Video: Startup packs dialysis into wearable deviceRick Merritt
EE Times
(10/08/2009 2:49 AM EDT)
EINDHOVEN, the Netherlands — Frank Simonis hopes to use nanoparticles and electronics to shift dialysis from the hospital to the home.
The Dutch researcher is developing a wearable dialysis system that can clean the blood for up to a year without a doctor's intervention, skipping lengthy and costly trips to a hospital for dialysis on relatively bulky systems. It uses a combination of four absorbent nanoparticles, two of which Simonis discovered himself.
A doctor would insert at a clinic one end of a tube into a patient's vein and the other into the wearable device. It would draw blood continuously, running it through four membranes coated with the nanoparticles to separate blood from plasma, clean the plasma and return it to the patient's body.

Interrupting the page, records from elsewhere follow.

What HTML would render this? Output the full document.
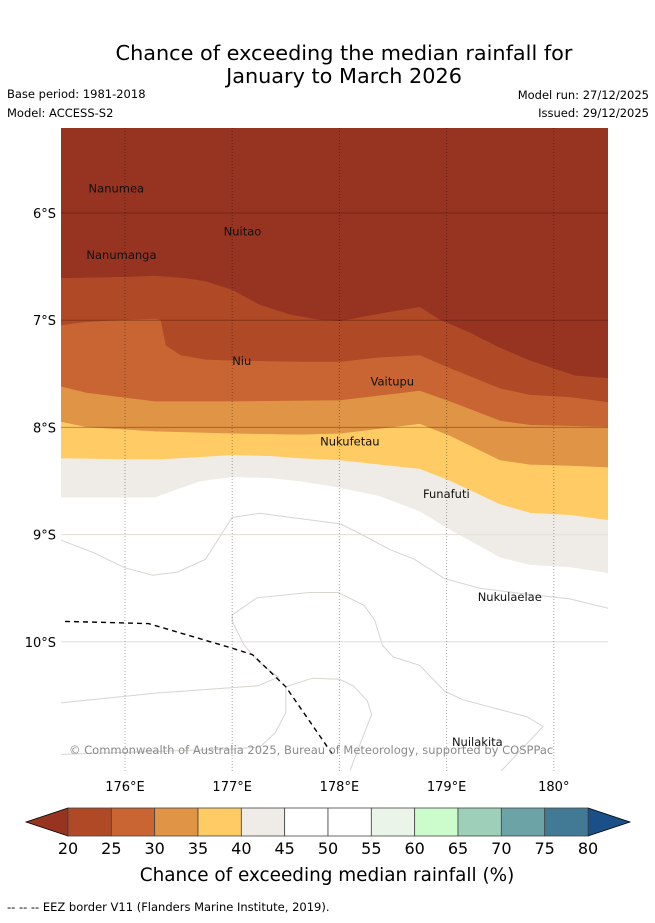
<!DOCTYPE html>
<html><head><meta charset="utf-8">
<style>
html,body{margin:0;padding:0;background:#fff;}
body{width:655px;height:919px;overflow:hidden;font-family:"DejaVu Sans","Liberation Sans",sans-serif;}
svg text{font-family:"DejaVu Sans","Liberation Sans",sans-serif;}
</style></head>
<body>
<svg id="chart" width="655" height="919" viewBox="0 0 655 919" xmlns="http://www.w3.org/2000/svg">
<text x="344" y="60" font-size="20.8" text-anchor="middle" fill="#000">Chance of exceeding the median rainfall for</text>
<text x="344" y="83" font-size="20.8" text-anchor="middle" fill="#000">January to March 2026</text>
<text x="7" y="98" font-size="11.5">Base period: 1981-2018</text>
<text x="7" y="117" font-size="11.5">Model: ACCESS-S2</text>
<text x="649" y="99" font-size="11.5" text-anchor="end">Model run: 27/12/2025</text>
<text x="649" y="117" font-size="11.5" text-anchor="end">Issued: 29/12/2025</text>
<defs><clipPath id="mapclip"><rect x="61" y="128" width="547" height="643"/></clipPath></defs>
<g id="map" clip-path="url(#mapclip)"></g>
<g id="axes"></g>
<g id="cbar"></g>
<text x="327" y="881" font-size="18.4" text-anchor="middle">Chance of exceeding median rainfall (%)</text>
<text x="7" y="911" font-size="11.5">--  --  -- EEZ border V11 (Flanders Marine Institute, 2019).</text>
</svg>
<script>
const NS="http://www.w3.org/2000/svg";
const lonTicks=[176,177,178,179,180];
const lonTickLabels=["176°E","177°E","178°E","179°E","180°"];
const latTicks=[6,7,8,9,10];
const latTickLabels=["6°S","7°S","8°S","9°S","10°S"];
const levels=[20,25,30,35,40,45,50,55,60,65,70,75,80];
const levelColors=["#b04a26","#c96532","#e09446","#fecb65","#efebe6","#ffffff","#ffffff","#eaf4e8","#ccfccc","#9ed0b9","#6ba3a7","#427995"];
const underColor="#973321", overColor="#1a4f88";
const b20=[[175.4,6.61],[176,6.60],[176.28,6.59],[176.56,6.61],[176.75,6.64],[177,6.72],[177.26,6.86],[177.54,6.95],[177.82,7.0],[178.01,7.01],[178.38,6.94],[178.75,6.88],[178.94,7.0],[179.22,7.12],[179.5,7.26],[179.78,7.38],[180.2,7.52],[180.6,7.55]];
const b25=[[175.4,7.05],[175.64,7.02],[176,7.0],[176.28,6.99],[176.33,7.0],[176.38,7.24],[176.52,7.33],[176.75,7.37],[177,7.38],[177.63,7.39],[178.01,7.39],[178.38,7.35],[178.75,7.33],[179.03,7.45],[179.5,7.64],[179.78,7.7],[180.15,7.72],[180.6,7.78]];
const b30=[[175.4,7.62],[175.64,7.68],[176.28,7.76],[177,7.76],[178.01,7.75],[178.75,7.66],[179.03,7.76],[179.5,7.94],[179.78,7.98],[180.6,8.0]];
const b35=[[175.4,7.95],[175.64,8.0],[176.28,8.04],[177,8.06],[177.63,8.07],[178.01,8.06],[178.75,7.97],[179.03,8.08],[179.5,8.31],[179.78,8.35],[180.15,8.36],[180.6,8.38]];
const b40=[[175.4,8.29],[176,8.3],[176.33,8.3],[176.7,8.28],[177,8.26],[177.35,8.27],[177.63,8.29],[178.01,8.31],[178.38,8.35],[178.75,8.39],[179.03,8.5],[179.5,8.72],[179.78,8.8],[180.15,8.82],[180.6,8.88]];
const b45=[[175.4,8.65],[176,8.65],[176.28,8.65],[176.47,8.58],[176.7,8.5],[177,8.46],[177.35,8.47],[177.63,8.5],[178.01,8.56],[178.38,8.64],[178.75,8.78],[179.03,8.95],[179.5,9.21],[179.78,9.28],[180.15,9.3],[180.6,9.37]];
const coastA=[[175.4,9.05],[175.71,9.17],[176,9.31],[176.26,9.38],[176.49,9.35],[176.75,9.23],[177,8.84],[177.26,8.8],[177.54,8.84],[178.01,8.9],[178.19,8.99],[178.47,9.14],[178.7,9.23],[178.98,9.41],[179.31,9.5],[179.78,9.56],[180.15,9.6],[180.6,9.71]];
const coastB=[[175.4,10.57],[176.27,10.48],[177.24,10.41],[177.43,10.33],[177.24,10.18],[177.11,10.03],[177.0,9.81],[177.0,9.75],[177.23,9.59],[177.72,9.54],[177.99,9.54],[178.23,9.66],[178.33,9.8],[178.4,10.03],[178.5,10.14],[178.75,10.22],[178.98,10.46],[179.15,10.54],[179.75,10.7],[179.9,10.79],[179.42,11.3]];
const coastC=[[175.4,11.05],[177.0,11.0],[177.26,10.98],[177.4,10.85],[177.5,10.66],[177.5,10.42],[177.75,10.34],[178.0,10.35],[178.13,10.41],[178.26,10.55],[178.3,10.68],[178.19,10.96],[178.1,11.2]];
const eez=[[175.44,9.81],[176.22,9.83],[177.0,10.06],[177.19,10.12],[177.5,10.42],[177.95,11.07]];
const places=["Nanumea","Nuitao","Nanumanga","Niu","Vaitupu","Nukufetau","Funafuti","Nukulaelae","Nuilakita"];
const placeLon=[175.66,176.92,175.64,177.0,178.29,177.82,178.78,179.29,179.05];
const placeLat=[5.81,6.21,6.43,7.42,7.61,8.17,8.66,9.62,10.97];

const X0=125,PX=107.2,Y0=213;
const xs=lon=>X0+(lon-176)*PX;
const ys=lat=>Y0+(lat-6)*PX;
function mk(tag,attrs,parent){const e=document.createElementNS(NS,tag);for(const k in attrs)e.setAttribute(k,attrs[k]);parent.appendChild(e);return e;}
const pts=a=>a.map(p=>xs(p[0]).toFixed(1)+","+ys(p[1]).toFixed(1)).join(" L");
const map=document.getElementById("map");
let r=mk("rect",{x:61,y:128,width:547,height:643,fill:"#ffffff"},map);


const bands=[[null,b20,underColor],[b20,b25,levelColors[0]],[b25,b30,levelColors[1]],[b30,b35,levelColors[2]],[b35,b40,levelColors[3]],[b40,b45,levelColors[4]]];
bands.forEach((b,i)=>{
  let d;
  const lower=b[1].slice().reverse();
  if(b[0]===null) d="M"+xs(175.4)+","+ys(4)+" L"+xs(180.6)+","+ys(4)+" L"+pts(lower)+" Z";
  else d="M"+pts(b[0])+" L"+pts(lower)+" Z";
  const p=mk("path",{d:d,fill:b[2],stroke:b[2],"stroke-width":0.6},map);
  
  
});
[coastA,coastB,coastC].forEach((c,i)=>{
  const p=mk("path",{d:"M"+pts(c),fill:"none",stroke:"#d8d4cf","stroke-width":1},map);
  
  
});
latTicks.forEach((t,i)=>{
  const l=mk("line",{x1:61,x2:608,y1:ys(t),y2:ys(t),stroke:t>=9?"#e3ded8":"rgba(60,10,0,0.35)","stroke-width":1},map);
  
  
});
lonTicks.forEach((t,i)=>{
  const l=mk("line",{x1:xs(t),x2:xs(t),y1:128,y2:771,stroke:"rgba(0,0,0,0.35)","stroke-width":1,"stroke-dasharray":"1,2"},map);
  
  
});
let e=mk("path",{d:"M"+pts(eez),fill:"none",stroke:"#000","stroke-width":1.4,"stroke-dasharray":"5,4"},map);


places.forEach((n,i)=>{
  const t=mk("text",{x:xs(placeLon[i]),y:ys(placeLat[i]),"font-size":11.5,fill:"#111"},map);
  t.textContent=n;
  
  
});
let c=mk("text",{x:69,y:754,"font-size":11.5,fill:"#8a8a8a"},map);
c.textContent="© Commonwealth of Australia 2025, Bureau of Meteorology, supported by COSPPac";


const axes=document.getElementById("axes");
lonTicks.forEach((t,i)=>{
  const tx=mk("text",{x:xs(t),y:791,"font-size":13,"text-anchor":"middle"},axes);
  tx.textContent=lonTickLabels[i];
  
  
});
latTicks.forEach((t,i)=>{
  const tx=mk("text",{x:56,y:ys(t)+5,"font-size":13,"text-anchor":"end"},axes);
  tx.textContent=latTickLabels[i];
  
  
});
const cb=document.getElementById("cbar");
const CX0=68,CX1=588,CY=808,CH=28;
const cx=v=>CX0+(v-levels[0])/(levels[levels.length-1]-levels[0])*(CX1-CX0);
let ua=mk("polygon",{points:`${CX0},${CY} 26,${CY+CH/2} ${CX0},${CY+CH}`,fill:underColor,stroke:"#000","stroke-width":0.8},cb);


let oa=mk("polygon",{points:`${CX1},${CY} 630,${CY+CH/2} ${CX1},${CY+CH}`,fill:overColor,stroke:"#000","stroke-width":0.8},cb);


levelColors.forEach((col,i)=>{
  const rr=mk("rect",{x:cx(levels[i]),y:CY,width:cx(levels[i+1])-cx(levels[i]),height:CH,fill:col,stroke:"#444","stroke-width":0.8},cb);
  
  
});
levels.forEach(v=>{
  const tx=mk("text",{x:cx(v),y:854,"font-size":16,"text-anchor":"middle"},cb);
  tx.textContent=String(v);
  
  
});
</script>
</body></html>
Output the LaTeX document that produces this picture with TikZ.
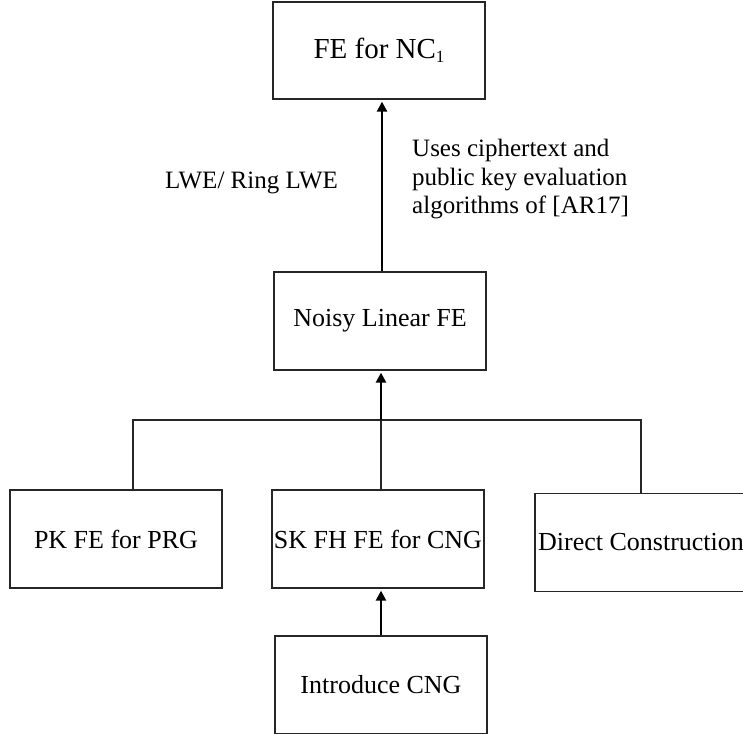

The device would use electric current about once every four hours to clean the absorbent particles. The nanoparticle would last for up to a year before the patient would have to return to a clinic to have them refreshed.
Simonis hopes to do animal trials on his prototype device next year. He has started a collaboration with other researchers to develop wireless networking capabilities for the system so a doctor could remotely monitor its progress.
If all goes well Simonis' startup, called Nanodialysis will have a final system on the market in 2014. He gives a tour of his work in the video below. The company is one of about 90 startups in the High Tech Campus Eindhoven, a tech park created on the Philips Research campus in 2003 to attract startups and act as home for spinoffs of Philips' own research.